Oct 082008
 

J’ai revu hier soir Shanghai un nouvel Eldorado ? l’excellent reportage d’Aurélie Mandon consacré aux expatriés français de la métropole chinoise(*). Aurélie fait partie de ces jeunes femmes issues des meilleures écoles qui veulent donner un sens social à leur vie. Son film, recueil d’interviews, permet vraiment d’initier un débat non seulement sur la condition d’expatrié mais plus largement sur l’identité, le rapport à l’autre, notre compréhension sociale, culturelle d’une autre société dans une dimension à la fois individuelle et sociologique. J’ai essayé de distinguer à partir de ce qui était exprimé dans le film, ce qui relevait du contexte de Shanghai de ce qui me semblait caractéristique de l’expatriation en milieu non occidental.

Caractéristique de l’expatriation :

  • L’importance des repères liés à la nourriture
  • Le couple mixte (on en trouve dans tous les pays, ils ont souvent un rôle pivot dans la communauté)
  • La difficulté à nouer des relations ‘authentiques’ ‘comme on les aimerait’ avec la population locale ; quoiqu’en dise le bruyant agitateur de la soirée, je ne pense pas qu’il s’agisse seulement d’une question de volonté, il y a des freins réels liés au niveau de vie, à la culture, au rythme de travail, à la pression sociale (un Français expatrié représente sa société, son pays (personnel consulaire), et ne peut se permettre toutes les fantaisies), la nécessité de maintenir un réseau social français pour les enfants par exemple)
  • Les relations entre pouvoir/statut de l’expatrié et hiérarchies locales
  • La question du retour au pays, vu comme une angoisse latente ou au contraire une planche de salut

Spécifique à Shangai

  • L’importance numérique des communautés expatriées (qui rappelle celles de Singapour) et la relative déconnexion avec le monde chinois (Shanghai n’est pas la Chine)
  • L’environnement « moderne » voire post-moderne
  • La barrière (souvent perçue infranchissable) de la langue
  • L’importance de la fête et la jeunesse des expatriés
  • L’absence de famille accompagnant la catégorie d’expatriés filmée (enfants, trailing women…)
  • L’absence de passé colonial, passé auquel est confronté le Blanc en Afrique par ex.

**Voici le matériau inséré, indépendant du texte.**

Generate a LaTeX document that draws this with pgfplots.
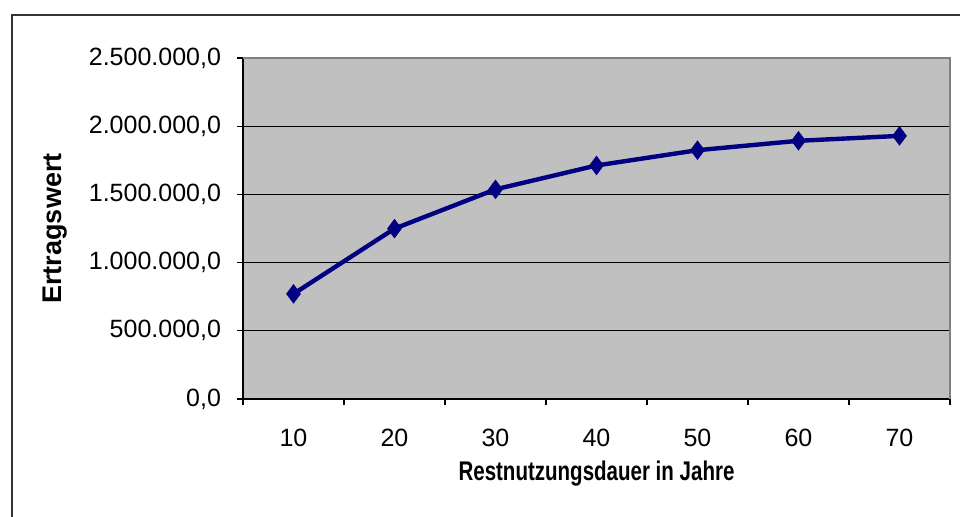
\documentclass[border=0pt]{standalone}
\usepackage{fontspec}
\setmainfont{Liberation Sans}
\usepackage{graphicx}
\usepackage{pgfplots}
\pgfplotsset{compat=1.18}
\definecolor{plotgray}{RGB}{192,192,192}
\definecolor{framegray}{RGB}{128,128,128}
\definecolor{excelnavy}{RGB}{0,0,128}

\begin{document}
\begin{tikzpicture}
\useasboundingbox (0,0) rectangle (480bp,258.5bp);
\draw[line width=1bp, black!80] (6bp,-2bp) -- (6bp,251bp) -- (482bp,251bp);
\begin{axis}[
  at={(121.5bp,59bp)}, anchor=south west,
  scale only axis,
  width=353.5bp, height=170.5bp,
  xmin=5, xmax=75,
  ymin=0, ymax=2500000,
  xtick={10,20,...,70},
  major x tick style={draw=none},
  minor xtick={5,15,...,75},
  minor x tick style={black, line width=0.6bp},
  ytick={0,500000,...,2500000},
  ytick style={black, line width=0.6bp},
  tick align=outside,
  major tick length=3bp,
  minor tick length=3bp,
  axis x line*=bottom, axis y line*=left,
  axis line style={black, line width=0.8bp, -},
  axis background/.style={fill=plotgray},
  ymajorgrids,
  grid style={black, line width=0.6bp},
  scaled y ticks=false,
  yticklabel style={
    /pgf/number format/fixed,
    /pgf/number format/fixed zerofill,
    /pgf/number format/precision=1,
    /pgf/number format/use comma,
    /pgf/number format/1000 sep={.},
    xshift=-4.5bp},
  /pgf/number format/assume math mode=true,
  yticklabel style={font=\fontsize{12.5bp}{14bp}\selectfont},
  xticklabel style={font=\fontsize{12.5bp}{14bp}\selectfont, yshift=-8.5bp},
  xlabel={\scalebox{0.76}[1]{\textbf{Restnutzungsdauer in Jahre}}},
  ylabel={\textbf{Ertragswert}},
  xlabel style={font=\fontsize{13.5bp}{15bp}\selectfont, at={(axis description cs:0.5,-0.218)}, anchor=center},
  ylabel style={font=\fontsize{13.5bp}{15bp}\selectfont, at={(axis description cs:-0.266,0.5)}, anchor=center},
  clip=false,
]
\draw[framegray, line width=1bp] (rel axis cs:0,1) -- (rel axis cs:1,1) -- (rel axis cs:1,0);
\addplot[excelnavy, line width=2.2bp, mark=diamond*, mark size=4.5bp,
  mark options={fill=excelnavy, draw=excelnavy, line width=0.5bp}] coordinates {
  (10,770500) (20,1249000) (30,1537000) (40,1712000) (50,1824000) (60,1893000) (70,1929000)
};
\end{axis}
\end{tikzpicture}
\end{document}
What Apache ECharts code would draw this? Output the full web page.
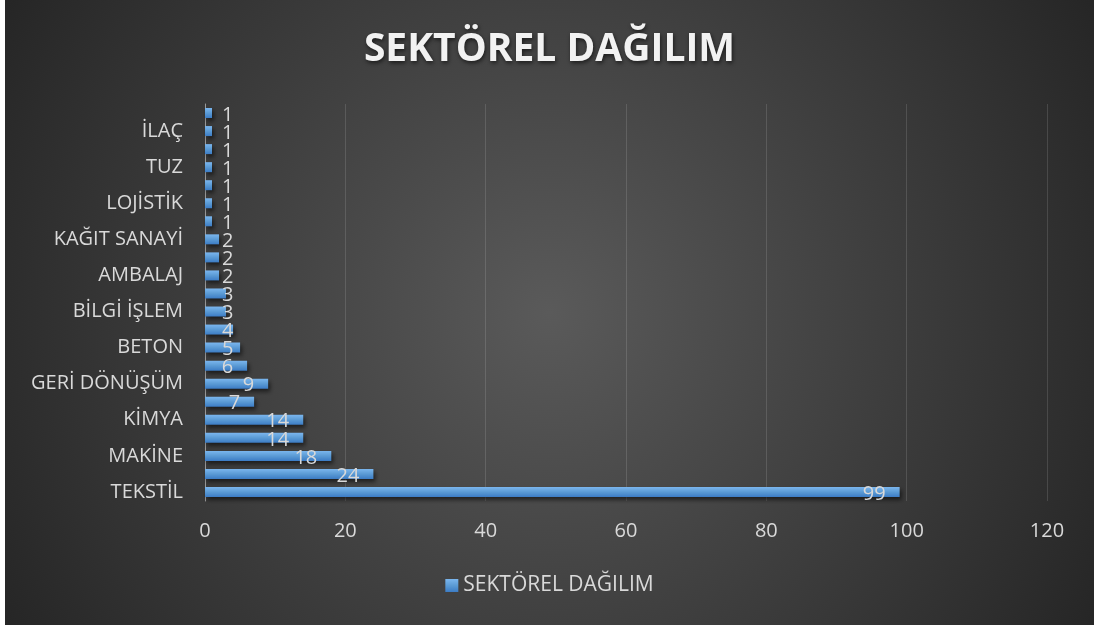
<!DOCTYPE html>
<html>
<head>
<meta charset="utf-8">
<script src="https://cdn.jsdelivr.net/npm/echarts@6/dist/echarts.min.js"></script>
<style>
html,body{margin:0;padding:0;background:#ffffff;}
#chart{position:absolute;left:5px;top:0;width:1089px;height:625px;}
</style>
</head>
<body>
<div id="chart"></div>
<script>
const categories = ["TEKSTİL","OTOMOTİV","MAKİNE","METAL","KİMYA","PLASTİK","GERİ DÖNÜŞÜM","İNŞAAT","BETON","ENERJİ","BİLGİ İŞLEM","ELEKTRİK","AMBALAJ","MOBİLYA","KAĞIT SANAYİ","CAM","LOJİSTİK","DERİ","TUZ","MADENCİLİK","İLAÇ","GIDA"];
const values = [99,24,18,14,14,7,9,6,5,4,3,3,2,2,2,1,1,1,1,1,1,1];
const xTicks = [0,20,40,60,80,100,120];
const seriesName = "SEKTÖREL DAĞILIM";

const txt = '#d9d9d9';
const font = '"Open Sans", "DejaVu Sans", sans-serif';
const chart = echarts.init(document.getElementById('chart'));
const data = values.map(v => ({
  value: v,
  label: v >= 6 ? {position: 'insideRight', distance: 14} : {position: 'insideLeft', distance: 17}
}));
chart.setOption({
  backgroundColor: {
    type: 'radial', x: 0.5, y: 0.5, r: 1.0,
    colorStops: [{offset: 0, color: '#5a5a5a'}, {offset: 1, color: '#262626'}]
  },
  animation: false,
  title: {
    text: seriesName, left: 'center', top: 25,
    textStyle: {color: '#f2f2f2', fontFamily: font, fontWeight: 'bold', fontSize: 39,
      textShadowColor: 'rgba(0,0,0,0.6)', textShadowBlur: 4, textShadowOffsetX: 1, textShadowOffsetY: 2}
  },
  legend: {
    bottom: 24, left: 'center', itemWidth: 13, itemHeight: 13, itemGap: 7,
    icon: 'rect',
    textStyle: {color: txt, fontFamily: font, fontSize: 21},
    data: [seriesName]
  },
  grid: {left: 200, right: 47, top: 104, bottom: 124, containLabel: false},
  xAxis: {
    type: 'value', min: xTicks[0], max: xTicks[xTicks.length - 1], interval: 20,
    axisLine: {show: false}, axisTick: {show: false},
    axisLabel: {color: txt, fontFamily: font, fontSize: 20, margin: 20},
    splitLine: {lineStyle: {color: 'rgba(255,255,255,0.13)', width: 1}}
  },
  yAxis: {
    type: 'category', data: categories,
    axisLine: {show: true, lineStyle: {color: '#9a9a9a', width: 1}},
    axisTick: {show: false},
    axisLabel: {color: txt, fontFamily: font, fontSize: 20, margin: 22, interval: 1}
  },
  series: [{
    name: seriesName, type: 'bar', data: data, barWidth: 10,
    itemStyle: {
      color: {type: 'linear', x: 0, y: 0, x2: 0, y2: 1,
        colorStops: [{offset: 0, color: '#7bb6ee'}, {offset: 0.5, color: '#5b9bd5'}, {offset: 1, color: '#3c7cc5'}]},
      shadowColor: 'rgba(0,0,0,0.55)', shadowBlur: 4, shadowOffsetX: 2, shadowOffsetY: 3
    },
    label: {show: true, color: txt, fontFamily: font, fontSize: 20, offset: [0, 2]}
  }]
});
</script>
</body>
</html>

Au cours de cette même soirée organisée par le Centre d’animation La Jonquière(**) François Picard dédicaçait son livre Ma Chine(***). S’il n’a pas l’allure d’un grand sportif c’est pourtant bien un exploit qu’il a réalisé. Non pour les milliers de kilomètres parcourus à vélo entre Urumqi et Hongkong (quoi qu’il faille déjà le faire !), mais pour cette capacité à questionner sans cesse l’autre, à accepter le divers, à ne pas sombrer dans la caricature ou la facilité, à croiser clichés et réalité, à interroger tout en s’interrogeant, à douter pour mieux dépasser les préjugés en les questionnant. Le résultat : 240 pages d’une écriture serrée pleines de rencontres qui font vaciller les certitudes dans une belle plume qui lui a valu une préface de Sylvain Tesson. Ce même Sylvain Tesson dont on me recommandait récemment le Petit traité sur l’immensité du monde. «Cul sur la selle, pensées au ciel» peut-on y lire. Mais l’écrivain-voyageur parlait de la selle de cheval où l’esprit n’a pas à fournir la concentration qu’exige la marche ou le vélo. Plus journaliste qu’écrivain François confie au trentième jour de voyage : «Malgré les apparences, je suis le moins libre des hommes, dépendant de la nature, des autres, de la chance».


(*) Aurélie Mandon , reportage Shanghai un nouvel Eldorado ? Présenté au festival ABM 2008.
(**) Centre animation La Jonquière, Paris 17e.
(***) François Picard sur le site de Culture Aventure qu’il anime. Ma Chine, Route de la Soie, Tibet, Hongkong à vélo. Les Landes. 2008. Editions Artisans-voyageurs de mes amis Paule et Arthur que j’avais rencontrés en Syrie en 1996 alors qu’ils parcouraient le monde à vélo.